Kala itu boleh jadi Kak Ifin kaget dengan kedatangan saya, sebab ditengah suasana kikuk dan tegang itu, tiba-tiba pula saya curhat. Tidak bermaksud dikasihani, namun memang hidupku kala itu, betul tengah dalam problem dan masalah kuliah.
Kepada Kak Ifin, saya mulai bercerita, masalahku di kampusku yang sedang cuti. Bahkan nyaris semua tentang diri dan masalahku, aku ceritakan dengan panjang lebar. Tidak terkecuali latar belakang keluarga-ku sampai pada keseharian-ku di Majene.

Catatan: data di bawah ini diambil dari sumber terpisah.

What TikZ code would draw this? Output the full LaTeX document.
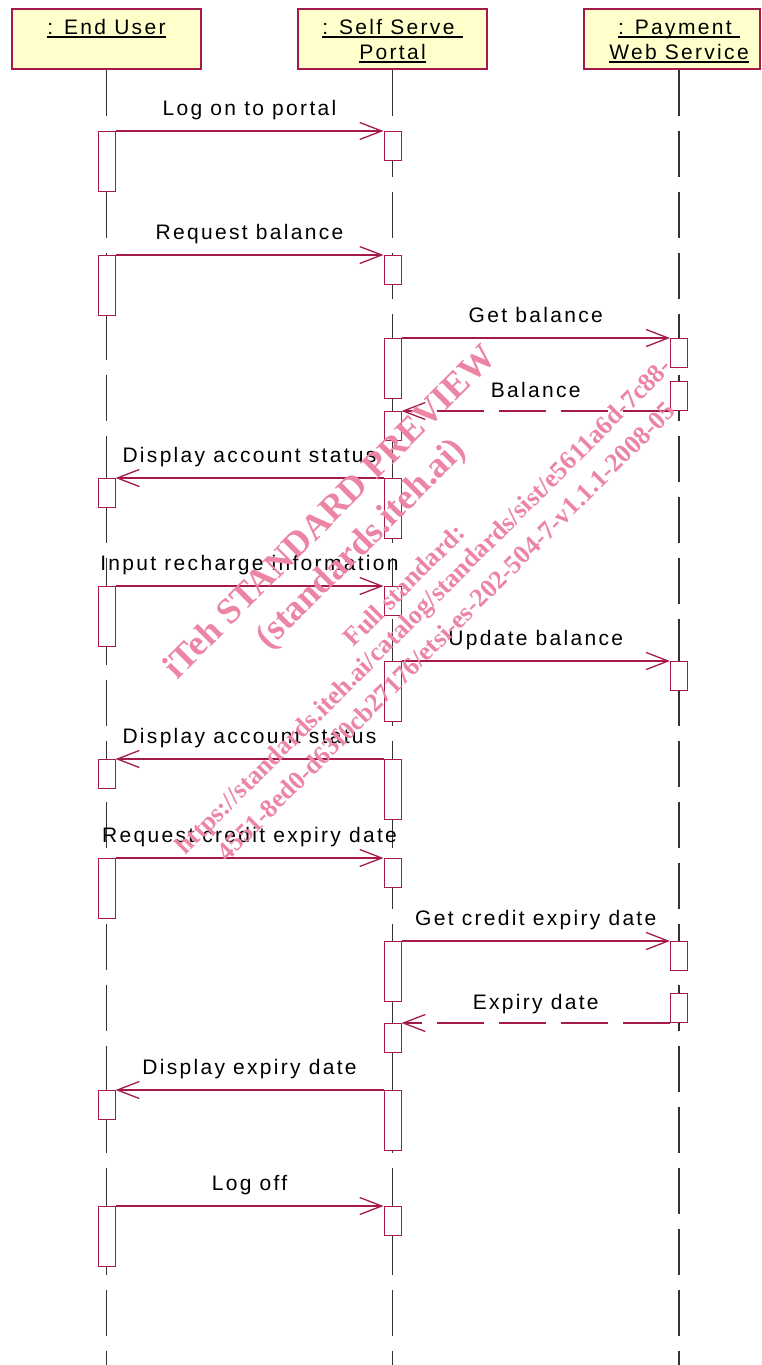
\documentclass[tikz,border=0pt]{standalone}
\usepackage{fontspec}
\setmainfont{Liberation Sans}
\newfontfamily\msgfont[LetterSpace=11]{Liberation Sans}
\newfontfamily\markfont{Liberation Serif}
\usetikzlibrary{arrows.meta, positioning, calc}
\definecolor{umlred}{RGB}{165,25,75}
\definecolor{umlpale}{RGB}{255,255,204}
\definecolor{markpink}{RGB}{236,132,164}
\newcommand{\hdul}[1]{\setbox0\hbox{#1}\rlap{\rule[-3.5pt]{\wd0}{1.6pt}}\box0}

\begin{document}
\begin{tikzpicture}[
    x=1pt, y=-1pt,
    head/.style={rectangle, draw=umlred, fill=umlpale, line width=1.2pt, minimum height=60pt, inner sep=0pt},
    title/.style={anchor=base, inner sep=0pt, font=\msgfont\fontsize{21}{25}\selectfont},
    life/.style={draw=black!80, line width=1.1pt, dash pattern=on 46pt off 15pt},
    act/.style={rectangle, draw=umlred, fill=white, line width=1pt, minimum width=17pt, inner sep=0pt, anchor=north},
    actshort/.style={act, minimum height=29pt},
    actlong/.style={act, minimum height=60pt},
    msg/.style={draw=umlred, line width=1.1pt, -{Straight Barb[length=22pt, width=17pt, line width=1.3pt]}},
    ret/.style={msg, dash pattern=on 47pt off 15pt},
    lbl/.style={anchor=base, yshift=16pt, inner sep=0pt, text=black, font=\msgfont\fontsize{21}{25}\selectfont},
    wmark/.style={text=markpink, rotate=45, inner sep=0pt}
]
\useasboundingbox (0,0) rectangle (761,1365);

% Objects
\node[head, minimum width=189pt] (eu) at (106.5,39) {};
\node[head, minimum width=189pt] (portal) at (392.5,39) {};
\node[head, minimum width=176pt] (pay) at (672,39) {};
\node[title] (eutxt) at (106.5,34) {\hdul{: End User}};
\node[title] (portaltxt) at (392.5,34) {\hdul{: Self Serve }};
\node[title] (portaltxt2) at (392.5,59) {\hdul{Portal}};
\node[title] (paytxt) at (679,34) {\hdul{: Payment }};
\node[title] (paytxt2) at (679,59) {\hdul{Web Service}};

% Lifelines
\coordinate (euend) at (106.5,1365);
\coordinate (portalend) at (392.5,1365);
\coordinate (payend) at (679,1365);
\draw[life] (eu.south) -- (euend);
\draw[life] (portal.south) -- (portalend);
\draw[life] (pay.south -| paytxt) -- (payend);

% Activations: End User
\node[actlong] (a1) at (106.5,131) {};
\node[actlong] (a2) at (106.5,255) {};
\node[actshort] (a3) at (106.5,478) {};
\node[actlong] (a4) at (106.5,586) {};
\node[actshort] (a5) at (106.5,759) {};
\node[actlong] (a6) at (106.5,858) {};
\node[actshort] (a7) at (106.5,1090) {};
\node[actlong] (a8) at (106.5,1206) {};

% Activations: Self Serve Portal
\node[actshort] (p1) at (392.5,131) {};
\node[actshort] (p2) at (392.5,255) {};
\node[actlong] (p3) at (392.5,338) {};
\node[actshort] (p4) at (392.5,411) {};
\node[actlong] (p5) at (392.5,478) {};
\node[actshort] (p6) at (392.5,586) {};
\node[actlong] (p7) at (392.5,661) {};
\node[actlong] (p8) at (392.5,759) {};
\node[actshort] (p9) at (392.5,858) {};
\node[actlong] (p10) at (392.5,941) {};
\node[actshort] (p11) at (392.5,1023) {};
\node[actlong] (p12) at (392.5,1090) {};
\node[actshort] (p13) at (392.5,1206) {};

% Activations: Payment Web Service
\node[actshort] (q1) at (679,338) {};
\node[actshort] (q2) at (679,381) {};
\node[actshort] (q3) at (679,661) {};
\node[actshort] (q4) at (679,941) {};
\node[actshort] (q5) at (679,993) {};

% Messages
\draw[msg] (a1.north east) -- node[lbl] {Log on to portal} (p1.north west);
\draw[msg] (a2.north east) -- node[lbl] {Request balance} (p2.north west);
\draw[msg] (p3.north east) -- node[lbl] {Get balance} (q1.north west);
\draw[ret] (q2.south west) -- node[lbl, yshift=-2pt] {Balance} (q2.south west -| p4.east);
\draw[msg] (p5.north west) -- node[lbl] {Display account status} (a3.north east);
\draw[msg] (a4.north east) -- node[lbl] {Input recharge information} (p6.north west);
\draw[msg] (p7.north east) -- node[lbl] {Update balance} (q3.north west);
\draw[msg] (p8.north west) -- node[lbl] {Display account status} (a5.north east);
\draw[msg] (a6.north east) -- node[lbl] {Request credit expiry date} (p9.north west);
\draw[msg] (p10.north east) -- node[lbl] {Get credit expiry date} (q4.north west);
\draw[ret] (q5.south west) -- node[lbl, yshift=-2pt] {Expiry date} (q5.south west -| p11.east);
\draw[msg] (p12.north west) -- node[lbl] {Display expiry date} (a7.north east);
\draw[msg] (a8.north east) -- node[lbl] {Log off} (p13.north west);

% Watermark
\node[wmark, font=\markfont\bfseries\fontsize{36}{40}\selectfont] (wm1) at (329,511) {iTeh STANDARD PREVIEW};
\node[wmark, font=\markfont\bfseries\fontsize{36}{40}\selectfont] (wm2) at (362,545) {(standards.iteh.ai)};
\node[wmark, font=\markfont\bfseries\fontsize{26}{30}\selectfont] (wm3) at (404,585) {Full standard:};
\node[wmark, font=\markfont\bfseries\fontsize{26}{30}\selectfont] (wm4) at (425,608) {https://standards.iteh.ai/catalog/standards/sist/e5611a6d-7c88-};
\node[wmark, font=\markfont\bfseries\fontsize{26}{30}\selectfont] (wm5) at (446,631) {4551-8ed0-d63f0cb27176/etsi-es-202-504-7-v1.1.1-2008-05};

\end{tikzpicture}
\end{document}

Sebetulnya, saya tidak menduga akan diterima bekerja di Cafe Dondori, mengingat jumlah karyawan yang bekerja disitu telah memenuhi kebutuhan maksimalnya. Namun dalam mimik serius tetapi tetap santai, Kak Ifin dengan penuh ketulusan, tampak dirinya begitu mengasihi saya, dan melontarkan peranyataanya, bahwa dirinya membolehkan saya untuk bekerja di Cafe Dondori miliknya itu.
Alhamdulillah, seketika terucap. Kepusingan-ku mulai pelan meredup seperti hujan yang baru saja selesai dan disongsong oleh matahari cerah. Sahdan, keesokan harinya saya mulai bekerja, Cafe Dondori kembali memiliki tambahan karyawan. Seorang mahasiswa yang terpaksa harus cuti lantaran kondisi ekonomi di tengah pandemi.
Dalam benak, saya sungguh merasa amat sangat beruntung. Karena selalu dipertemukan dengan orang-orang baik. Semoga saya juga ikut baik dan mampu berbuat baik, serta menjaga amanah juga kepercayaan orang-orang baik yang ada dalam lingkaran kehidupanku. Allah semoga tetap mengasihiku, bersama mereka yang ada dalam lingkaran kehidupanku itu. Amin amin amin ya Rabbal Alamin.